Ровной полосой солнечный свет, проникший через окно, делил комнату на две части. Пока сумрак побеждал, занимая две трети помещения. Но дневной свет уверенно полз к столу, за которым я устроился напротив Дена.
– Будешь? – поинтересовался мужчина, разглядывая улыбающуюся с этикетки початой бутылки текилы смуглую девушку с маракасами.
– Нет. Спасибо, – огрызнулся я, – после того, как прошлый раз согласился с тобой выпить, я оказался тут. Прошу заметить, что говоря тут, имею в виду лишь этот вонючий номер. Я даже не знаю, в какой мы стране.
В комнате повисла звенящая тишина. Хотя, наверно, это звенели доживающие свой век подшипники вентилятора.
– Франция, если это так важно для тебя. Повторяю, ты не ви… – начал Ден в тот момент, когда я взорвался и заорал, забыв об осторожности.
– Не виноват?! Я так и скажу копам?! Эти люди в баре, они мертвы, кретин! И насколько я могу вспомнить, ты только ехидно шептал мне на ухо, как болезненнее и оскорбительнее подколоть и разозлить их! Ах да, еще и ни одной кружки ты не разбил об их головы!

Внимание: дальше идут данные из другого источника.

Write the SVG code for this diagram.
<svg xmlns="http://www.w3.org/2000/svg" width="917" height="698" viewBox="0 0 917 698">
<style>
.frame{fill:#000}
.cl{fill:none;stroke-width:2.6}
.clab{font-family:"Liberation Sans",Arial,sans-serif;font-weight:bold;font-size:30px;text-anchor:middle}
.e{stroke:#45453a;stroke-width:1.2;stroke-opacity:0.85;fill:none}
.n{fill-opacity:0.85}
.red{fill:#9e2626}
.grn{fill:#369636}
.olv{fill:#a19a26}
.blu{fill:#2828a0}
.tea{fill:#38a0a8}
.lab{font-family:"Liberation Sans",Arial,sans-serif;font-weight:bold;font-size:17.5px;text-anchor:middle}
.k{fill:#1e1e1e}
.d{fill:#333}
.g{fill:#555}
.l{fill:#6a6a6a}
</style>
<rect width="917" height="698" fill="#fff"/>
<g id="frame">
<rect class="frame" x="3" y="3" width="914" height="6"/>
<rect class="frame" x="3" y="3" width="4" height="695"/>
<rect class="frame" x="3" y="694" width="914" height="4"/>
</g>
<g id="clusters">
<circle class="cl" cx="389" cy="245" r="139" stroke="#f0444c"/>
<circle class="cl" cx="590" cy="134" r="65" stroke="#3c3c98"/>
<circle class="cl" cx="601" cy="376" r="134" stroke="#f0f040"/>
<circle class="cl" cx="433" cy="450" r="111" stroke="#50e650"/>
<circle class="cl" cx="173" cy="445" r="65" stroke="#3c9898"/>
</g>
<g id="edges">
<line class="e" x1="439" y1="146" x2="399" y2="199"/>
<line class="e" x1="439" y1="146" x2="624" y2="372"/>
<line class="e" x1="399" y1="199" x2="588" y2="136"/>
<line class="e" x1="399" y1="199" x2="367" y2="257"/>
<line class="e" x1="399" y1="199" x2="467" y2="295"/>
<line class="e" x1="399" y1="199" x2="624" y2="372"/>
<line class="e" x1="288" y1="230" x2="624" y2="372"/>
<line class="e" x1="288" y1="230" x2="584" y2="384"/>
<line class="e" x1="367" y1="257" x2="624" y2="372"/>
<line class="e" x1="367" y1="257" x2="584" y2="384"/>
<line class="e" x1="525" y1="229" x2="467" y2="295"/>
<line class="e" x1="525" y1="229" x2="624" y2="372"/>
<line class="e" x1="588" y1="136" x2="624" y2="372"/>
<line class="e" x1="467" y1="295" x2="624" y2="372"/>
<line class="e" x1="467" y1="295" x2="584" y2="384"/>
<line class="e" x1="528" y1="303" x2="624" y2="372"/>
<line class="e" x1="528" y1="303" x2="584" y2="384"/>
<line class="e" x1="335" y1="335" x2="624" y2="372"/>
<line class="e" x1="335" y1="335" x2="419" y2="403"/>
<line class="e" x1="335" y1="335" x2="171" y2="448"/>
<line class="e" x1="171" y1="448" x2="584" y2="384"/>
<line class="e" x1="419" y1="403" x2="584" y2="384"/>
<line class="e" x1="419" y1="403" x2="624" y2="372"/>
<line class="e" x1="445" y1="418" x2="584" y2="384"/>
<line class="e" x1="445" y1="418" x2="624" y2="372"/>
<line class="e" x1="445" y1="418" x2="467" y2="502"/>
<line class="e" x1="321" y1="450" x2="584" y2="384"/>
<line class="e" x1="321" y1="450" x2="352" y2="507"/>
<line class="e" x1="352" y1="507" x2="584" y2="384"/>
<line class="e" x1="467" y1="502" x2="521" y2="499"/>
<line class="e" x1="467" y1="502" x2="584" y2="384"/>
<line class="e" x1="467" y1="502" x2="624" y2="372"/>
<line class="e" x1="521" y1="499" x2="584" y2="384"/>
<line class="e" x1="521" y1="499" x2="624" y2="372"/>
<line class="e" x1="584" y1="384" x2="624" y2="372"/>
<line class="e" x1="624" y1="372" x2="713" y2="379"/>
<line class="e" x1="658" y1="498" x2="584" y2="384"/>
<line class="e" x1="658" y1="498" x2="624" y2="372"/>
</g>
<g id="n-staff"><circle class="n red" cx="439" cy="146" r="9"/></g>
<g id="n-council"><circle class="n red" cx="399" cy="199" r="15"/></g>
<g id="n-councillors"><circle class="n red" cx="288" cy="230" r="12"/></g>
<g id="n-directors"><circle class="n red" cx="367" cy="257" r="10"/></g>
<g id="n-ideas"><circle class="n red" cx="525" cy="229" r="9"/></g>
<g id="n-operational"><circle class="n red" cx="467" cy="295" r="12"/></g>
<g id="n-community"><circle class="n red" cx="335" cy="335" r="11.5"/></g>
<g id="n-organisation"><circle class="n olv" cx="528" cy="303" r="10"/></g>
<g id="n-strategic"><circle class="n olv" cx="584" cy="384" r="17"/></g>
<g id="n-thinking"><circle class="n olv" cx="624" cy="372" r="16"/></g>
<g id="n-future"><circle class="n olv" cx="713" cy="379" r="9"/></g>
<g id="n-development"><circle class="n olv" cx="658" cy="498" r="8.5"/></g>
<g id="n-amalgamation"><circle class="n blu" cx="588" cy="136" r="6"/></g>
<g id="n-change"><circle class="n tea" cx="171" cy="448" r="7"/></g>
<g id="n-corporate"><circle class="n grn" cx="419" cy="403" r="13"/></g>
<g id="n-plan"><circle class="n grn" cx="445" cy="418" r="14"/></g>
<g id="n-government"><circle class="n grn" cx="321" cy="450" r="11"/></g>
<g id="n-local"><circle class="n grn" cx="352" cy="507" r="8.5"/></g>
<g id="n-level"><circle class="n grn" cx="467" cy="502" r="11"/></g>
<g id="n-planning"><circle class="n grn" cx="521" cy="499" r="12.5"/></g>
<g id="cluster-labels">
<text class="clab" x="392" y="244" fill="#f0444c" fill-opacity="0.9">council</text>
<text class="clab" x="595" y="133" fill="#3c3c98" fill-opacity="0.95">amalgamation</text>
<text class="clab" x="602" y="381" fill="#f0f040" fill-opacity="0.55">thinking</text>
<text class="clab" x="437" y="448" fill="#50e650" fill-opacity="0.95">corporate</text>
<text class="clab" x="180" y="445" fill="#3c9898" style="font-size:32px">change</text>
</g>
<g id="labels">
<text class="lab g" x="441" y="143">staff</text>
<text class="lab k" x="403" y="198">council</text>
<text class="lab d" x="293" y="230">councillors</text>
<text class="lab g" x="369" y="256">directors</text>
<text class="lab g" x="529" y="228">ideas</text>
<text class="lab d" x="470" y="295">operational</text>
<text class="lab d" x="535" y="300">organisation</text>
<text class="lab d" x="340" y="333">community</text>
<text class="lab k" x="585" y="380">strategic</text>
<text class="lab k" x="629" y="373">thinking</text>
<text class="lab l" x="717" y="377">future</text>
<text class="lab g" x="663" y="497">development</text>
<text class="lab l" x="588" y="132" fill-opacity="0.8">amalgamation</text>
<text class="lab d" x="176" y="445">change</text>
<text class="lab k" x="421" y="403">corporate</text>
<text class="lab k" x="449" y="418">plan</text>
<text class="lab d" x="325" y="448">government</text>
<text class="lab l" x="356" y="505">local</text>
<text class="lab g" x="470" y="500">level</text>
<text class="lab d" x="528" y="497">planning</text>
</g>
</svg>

Ты, как провидец, подталкивал меня к нужным предметам в подходящее время.
Ден осмотрел разноцветные стаканы из толстого пластика, протер манжетом приглянувшийся зелёный и наполнил до краев текилой.

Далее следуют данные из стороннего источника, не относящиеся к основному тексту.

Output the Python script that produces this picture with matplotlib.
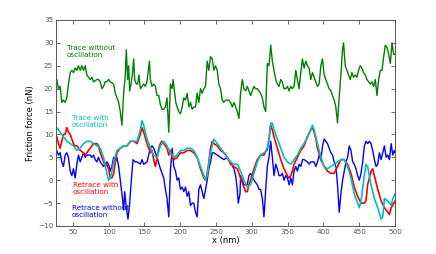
import matplotlib
matplotlib.use("Agg")
import matplotlib.pyplot as plt

# Trace without oscillation (green)
tr_no_x = [27.6, 29.9, 32.3, 34.6, 36.9, 39.3, 41.6, 43.9, 46.3, 48.6, 50.9, 53.3, 55.6, 57.9,
           60.3, 62.6, 64.9, 67.3, 69.6, 71.9, 74.3, 76.6, 78.9, 83.6, 85.9, 88.3, 90.6, 92.9,
           95.3, 97.6, 99.9, 102.3, 107.0, 109.3, 111.6, 114.0, 116.3, 118.6, 121.0, 123.3,
           124.7, 126.6, 128.0, 129.4, 131.2, 133.1, 135.0, 136.4, 138.7, 140.6, 142.4, 144.3,
           146.6, 149.0, 151.3, 153.6, 157.0, 158.3, 160.6, 163.0, 165.3, 167.6, 170.0, 172.3,
           174.6, 177.0, 179.3, 181.6, 184.0, 186.3, 188.7, 190.0, 191.9, 193.8, 195.7, 198.0,
           200.3, 202.7, 205.0, 207.3, 209.7, 212.0, 214.3, 216.7, 219.0, 221.3, 223.7, 226.0,
           228.3, 230.7, 233.0, 235.3, 237.7, 240.0, 242.3, 244.7, 247.0, 249.3, 251.7, 254.0,
           256.3, 258.7, 261.0, 263.3, 265.7, 268.0, 270.3, 272.7, 275.0, 277.3, 279.7, 282.0,
           284.3, 286.7, 289.0, 291.3, 293.7, 296.0, 298.3, 300.7, 303.0, 305.3, 307.7, 310.0,
           312.3, 314.7, 317.0, 319.3, 321.7, 324.0, 326.4, 328.7, 331.0, 333.4, 335.7, 338.0,
           340.4, 342.7, 345.0, 347.4, 349.7, 352.0, 354.4, 356.7, 359.0, 361.4, 363.7, 366.0,
           368.4, 370.7, 373.0, 375.4, 377.7, 380.0, 382.4, 384.7, 387.0, 389.4, 391.7, 394.0,
           396.4, 398.7, 401.0, 403.4, 405.7, 408.0, 410.4, 412.7, 415.0, 417.4, 419.7, 422.0,
           424.4, 426.7, 428.1, 430.5, 432.8, 435.1, 437.5, 439.8, 442.1, 444.5, 446.8, 449.1,
           451.5, 453.8, 456.1, 458.5, 460.8, 463.2, 465.5, 467.8, 470.2, 472.5, 474.8, 477.2,
           479.5, 481.8, 484.2, 486.5, 488.8, 491.2, 493.5, 495.8, 498.2, 500.0]
tr_no_y = [22, 20, 20.5, 17, 17.5, 17, 18, 21, 23.5, 24, 23.5, 24.5, 24, 25,
           24, 25, 24, 25, 23, 22.5, 22, 22.5, 21.5, 22, 22, 21.5, 20, 20.5,
           21.5, 21.5, 22, 21.5, 21, 19, 18, 17, 15, 12, 19, 23,
           28.5, 22, 25, 19.5, 21, 23, 26.5, 22, 21, 21, 23, 20,
           20.5, 21, 20.5, 21.5, 26, 22, 20.5, 21, 20.5, 18.5, 18.5, 16.5,
           15.5, 15.5, 16, 18, 10.5, 21, 20, 22, 19.5, 17, 16, 15,
           14.5, 16, 18, 17.5, 19, 16, 17, 15.5, 16, 16, 19, 17,
           20, 19, 20, 20.5, 26, 24, 27, 26.5, 24, 25, 24, 21,
           20, 17.5, 17, 17.5, 17.5, 17.5, 17, 16, 17, 16, 15, 13.5,
           19, 22, 20, 19.5, 20.5, 19.5, 18.5, 19.5, 20.5, 20, 20, 19.5,
           19, 18, 16, 15, 25.5, 25, 29.5, 26, 24, 22, 21, 20.5,
           22, 21.5, 20, 20, 20.5, 19.5, 20.5, 20, 20.5, 24, 22, 20,
           23.5, 26.5, 24.5, 26, 25, 24.5, 22, 23.5, 22.5, 21.5, 20.5, 21,
           25, 26.5, 23, 22, 21, 20, 19.5, 18.5, 17.5, 16, 12.5, 18,
           23, 28.5, 30, 25, 24, 23, 22, 23.5, 22.5, 23, 22.5, 24,
           25, 24.5, 23.5, 23, 22, 21.5, 21, 21.5, 20.5, 22, 18.5, 22,
           24, 24, 27, 29.5, 29, 27.5, 25.5, 30, 27.5, 27.5]

# Retrace with oscillation (red)
re_osc_x = [27.6, 29.9, 32.3, 34.6, 36.9, 39.3, 41.6, 43.9, 46.3, 48.6, 50.9, 53.3, 55.6, 60.3,
            64.9, 67.3, 69.6, 74.3, 78.9, 83.6, 85.9, 88.3, 90.6, 92.9, 95.3, 97.6, 99.9, 102.3,
            104.6, 107.0, 109.3, 111.6, 116.3, 121.0, 125.7, 130.3, 135.0, 139.7, 144.3, 146.6,
            149.0, 153.6, 158.3, 160.6, 163.0, 165.3, 167.6, 170.0, 172.3, 174.6, 177.0, 179.3,
            181.6, 184.0, 186.3, 188.7, 191.0, 195.7, 200.3, 205.0, 209.7, 214.3, 219.0, 223.7,
            228.3, 233.0, 235.3, 237.7, 240.0, 242.3, 244.7, 247.0, 251.7, 256.3, 261.0, 265.7,
            270.3, 275.0, 279.7, 284.3, 289.0, 291.3, 293.7, 296.0, 298.3, 303.0, 307.7, 312.3,
            317.0, 321.7, 324.0, 326.4, 328.7, 331.0, 335.7, 340.4, 345.0, 349.7, 352.1, 354.4,
            356.7, 359.0, 363.7, 368.4, 373.0, 377.7, 382.4, 384.7, 387.0, 389.5, 391.7, 396.4,
            401.0, 405.7, 410.4, 415.0, 419.7, 424.4, 429.1, 433.8, 438.5, 443.1, 447.8, 452.5,
            457.2, 459.5, 461.8, 466.5, 468.8, 471.2, 475.9, 480.6, 485.2, 489.9, 492.2, 494.6,
            496.9, 500.0]
re_osc_y = [9.5, 8, 7, 8.5, 10, 10, 11.5, 10.5, 10, 9, 8, 7.5, 7.5, 6.5,
            6, 5.5, 6, 7, 8, 8, 7.5, 6, 5, 4, 3, 3.5, 2.5, 0.5,
            0.5, 1.5, 4, 6, 7, 7.5, 7.5, 8.5, 8.5, 8, 10, 11.5,
            10.5, 8, 6, 6.5, 4.5, 3, 4.5, 7, 8, 8.5, 8, 7.5,
            7, 5.5, 6.5, 5, 4.5, 5, 6, 6, 6.5, 6.5, 6, 5,
            2.5, 0.5, 0, 1.5, 4, 7, 8.5, 8, 7.5, 6.5, 6, 5,
            3.5, 3, 2.5, 0.5, -1.5, -2.5, -2.5, -1, 0, 2.5, 4.5, 5.5,
            5.5, 7, 9, 12, 11, 9.5, 7, 4.5, 2.5, 1, 0.5, 1,
            2, 3.5, 5, 6.5, 7.5, 9.5, 11, 11.5, 10.5, 9, 7, 4.5,
            3, 2, 1.5, 1.5, 3, 4.5, 4.5, 3.5, 1.5, -1.5, -3.5, -5,
            -5, -4.5, -1, 2, 2.5, 1, -2, -4.5, -6, -7, -7.5, -6,
            -5.5, -4.5]

# Trace with oscillation (cyan)
tr_osc_x = [27.6, 32.3, 36.9, 41.6, 46.3, 50.9, 55.6, 60.3, 64.9, 69.6, 74.3, 78.9, 83.6, 88.3,
            92.9, 97.6, 99.9, 102.3, 104.6, 107.0, 111.6, 116.3, 121.0, 125.7, 130.3, 135.0,
            139.7, 144.3, 146.6, 149.0, 153.6, 158.3, 163.0, 167.6, 172.3, 177.0, 181.6, 186.3,
            191.0, 195.7, 200.3, 205.0, 209.7, 214.3, 219.0, 223.7, 228.3, 233.0, 235.3, 237.7,
            242.3, 247.0, 251.7, 256.3, 261.0, 265.7, 270.3, 275.0, 279.7, 284.3, 289.0, 293.7,
            298.3, 303.0, 307.7, 312.3, 317.0, 321.7, 324.0, 326.4, 328.7, 331.0, 335.7, 340.4,
            345.0, 349.7, 354.4, 359.0, 363.7, 368.4, 373.0, 377.7, 382.4, 384.7, 387.0, 391.7,
            396.4, 401.0, 405.7, 410.4, 415.0, 419.7, 424.4, 429.1, 433.8, 438.5, 443.1, 447.8,
            450.2, 452.5, 457.2, 459.5, 461.8, 466.5, 471.2, 475.9, 480.6, 482.9, 485.2, 489.9,
            494.6, 496.9, 500.0]
tr_osc_y = [11.5, 10.5, 9.5, 8.5, 8, 7.5, 6.5, 7, 8, 8.5, 8.5, 8, 7.5, 7,
            5, 1.5, 0, 0.5, 2, 4, 6.5, 7, 7.5, 7.5, 8.5, 8.5,
            8.5, 11, 13, 12, 9, 7, 5.5, 5, 7.5, 8.5, 7.5, 6,
            5, 5.5, 6.5, 6.5, 7, 7, 6.5, 5, 3, 1, 0, 1,
            6, 9, 8, 7, 6, 5, 4, 3.5, 3.5, 2, 0, -1.5,
            -1, 1.5, 4, 5.5, 6, 6.5, 9, 12.5, 12.5, 11, 9, 7,
            5, 4, 3.5, 4.5, 5.5, 7, 8, 9.5, 11, 12, 11, 8,
            5, 3, 2.5, 3, 3.5, 4, 4.5, 4.5, 3, 0.5, -3, -5,
            -6, -4.5, 1, 3.5, 3, -1, -4, -6, -8.5, -8, -4, -4.5,
            -5.5, -4, -3]

# Retrace without oscillation (blue)
re_no_x = [27.6, 29.9, 32.3, 34.6, 36.9, 39.3, 41.6, 43.9, 46.3, 48.6, 50.9, 53.3, 55.6, 57.9,
           60.3, 62.6, 64.9, 67.3, 69.6, 74.3, 76.6, 78.9, 81.3, 83.6, 85.9, 88.3, 92.9, 97.6,
           99.9, 102.3, 104.6, 107.0, 109.3, 111.6, 114.0, 116.3, 118.6, 121.0, 122.4, 124.7,
           127.1, 129.4, 131.7, 134.1, 137.3, 139.7, 144.3, 146.6, 149.0, 153.6, 158.3, 160.6,
           163.0, 165.3, 167.6, 172.3, 177.0, 179.3, 181.6, 184.0, 186.3, 188.7, 191.0, 193.4,
           195.7, 198.0, 200.3, 202.7, 205.0, 207.4, 209.7, 212.0, 214.3, 216.7, 219.0, 221.4,
           223.7, 226.0, 228.3, 230.7, 233.0, 235.3, 237.7, 240.0, 242.3, 244.7, 247.0, 251.7,
           256.3, 261.0, 265.7, 270.3, 275.0, 277.4, 279.7, 281.1, 283.5, 284.3, 286.7, 289.0,
           293.7, 296.0, 298.3, 303.0, 307.7, 310.0, 312.3, 314.7, 317.0, 319.4, 321.7, 324.0,
           326.4, 328.7, 331.0, 333.4, 335.7, 338.0, 340.4, 342.7, 345.0, 347.4, 349.7, 352.1,
           354.4, 356.7, 359.0, 361.4, 363.7, 366.1, 368.4, 370.8, 373.0, 377.7, 380.1, 382.4,
           387.0, 389.5, 391.7, 394.1, 396.4, 398.8, 401.0, 405.7, 408.1, 410.4, 412.8, 415.0,
           417.5, 419.7, 422.1, 424.4, 426.8, 429.1, 431.5, 433.8, 436.1, 438.5, 440.9, 443.1,
           445.5, 447.8, 450.2, 452.5, 454.9, 457.2, 459.5, 461.8, 464.2, 466.5, 468.8, 471.2,
           473.6, 475.9, 478.2, 480.6, 482.9, 485.2, 487.6, 489.9, 492.2, 494.6, 496.9, 499.0,
           500.0]
re_no_y = [6.5, 5.5, 6, 4, 3, 5.5, 6, 5, 2, 1, 2.5, 0.5, 3.5, 5.5,
           4, 5, 6, 5, 5.5, 5.5, 5, 5.5, 4.5, 4, 5, 4, 3, 4,
           3.5, 2, 3, 5, 4, 5, 3, 0, -3, -6.5, -2.5, -6,
           -8.5, -5, 0, 4.5, 4, 4, 3.5, 4.5, 3.5, 4, 7, 7.5,
           7, 6, 5, 2.5, 0.5, -2, -4, -8, 2, 7, 3, 2,
           0, 0.5, -2, -1.5, -2.5, -1.5, -3.5, -2.5, -5.5, -5, -5, -7,
           -8, -2, -1, -2.5, -4, -2, 0, 2.5, 4, 6, 6, 5.5,
           5, 4.5, 5, 4, 2.5, 1, -2, -5, -3, 1, 0, -1,
           -1, 1, 1.5, 0, -1, -2, -2, -4, -8, -2, 3, 5,
           8.5, 5, 1, 3.5, 2.5, 1, 1, 1.5, 0, 1, 0.5, -1,
           0.5, -1, 2, 3, 2, 3.5, 3, 4.5, 4.5, 4, 3.5, 4,
           4, 3, 4, 5.5, 4.5, 7.5, 9, 8, 7, 6, 5.5, 4,
           3, -1, -7, -3, 0, 2, 4, 5, 7.5, 6.5, 4, 3.5,
           2.5, 1, 0, 1.5, 4, 7.5, 8.5, 8, 8.5, 8, 6.5, 4.5,
           3, 3.5, 6, 4.5, 6, 7.5, 5, 5.5, 4.5, 8, 5.5, 6.5,
           6]

labels = ["Trace without\noscillation", "Trace with\noscillation",
          "Retrace with\noscillation", "Retrace without\noscillation"]
label_pos = [(42, 29.6), (49, 14.3), (50, -0.3), (49, -5.4)]
colors = ["#008000", "#00bfbf", "#ff0000", "#0000ff"]

fig = plt.figure(figsize=(4.36, 2.54), dpi=100)
ax = fig.add_axes([56 / 436, 1 - 226 / 254, 339 / 436, 206 / 254])

ax.plot(tr_no_x, tr_no_y, color=colors[0], lw=1.0)
ax.plot(re_no_x, re_no_y, color=colors[3], lw=1.0)
ax.plot(re_osc_x, re_osc_y, color=colors[2], lw=1.2)
ax.plot(tr_osc_x, tr_osc_y, color=colors[1], lw=1.2)

for txt, (tx, ty), c in zip(labels, label_pos, colors):
    ax.text(tx, ty, txt, color=c, fontsize=5.2, ha="left", va="top", linespacing=1.2)

ax.set_xlim(26.5, 500)
ax.set_ylim(-10, 35)
ax.set_xticks(range(50, 501, 50))
ax.set_yticks(range(-10, 36, 5))
ax.tick_params(direction="in", top=True, right=True, length=3, width=0.6,
               labelsize=5.2, labelcolor="#555555", color="#555555", pad=2)
for s in ax.spines.values():
    s.set_color("#555555")
    s.set_linewidth(0.7)
ax.set_xlabel("x (nm)", fontsize=6, labelpad=1)
ax.set_ylabel("Friction force (nN)", fontsize=6, labelpad=2)

fig.savefig("out.png", dpi=100)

– Ты вообще меня слушаешь?! – взревел я, вскочив со стула, словно загнанный зверь, смахивая со стола только что налитый стакан.
Ден вытер попавшие на лицо капли напитка и потянулся.
Складывалось впечатление, что ему было совершенно безразлично произошедшее ночью.
Я засунул ладони в кучерявую копну спутанных черных волос и принялся массировать голову.
Какой-то блик поймал боковым зрением и, повернувшись, уткнулся взглядом в большую картину. Дешевая пластиковая рама, крашенная серебристый краской, поблескивала. Солнечный свет тем временем уже заполнил половину комнаты. Вой сирен звучал ближе, а ругань за окном переросла в нескончаемые крики и вопли на непонятных языках.
"Девятый вал", почему-то репродукция именно этой картины закрывала пятна на обоях дешевого номера безымянного отеля.
– Я не шестеренка, – обреченно повторил я, спрятав лицо в ладонях.
– Хорошо, ты можешь быть каплей, от которой пошли круги, – Ден перевел взгляд на картину, – это не меняет череды событий.
В дверь постучали и с другой стороны послышалась громкая гневная тирада. Руки похолодели, ноги сделались ватными. Хотелось крикнуть "никого нет", но, во-первых, я не знал французского, а во-вторых, язык прирос к пересохшему небу.
Стук сменился сильными ударами, скорее даже, пинками и, как я понимал, сопровождалось все это угрозами.
Ден встал из-за стола и, подойдя к двери, заговорил, как мне кажется, на безупречном французском. Со всеми этим "ле" и "жё".
Стук прекратился. За дверью послышался глубокий вздох, будто кто-то пытался набрать воздуха в грудь, а потом спешные удаляющиеся шаги. Барабанивший в дверь мужчина убегал сломя голову.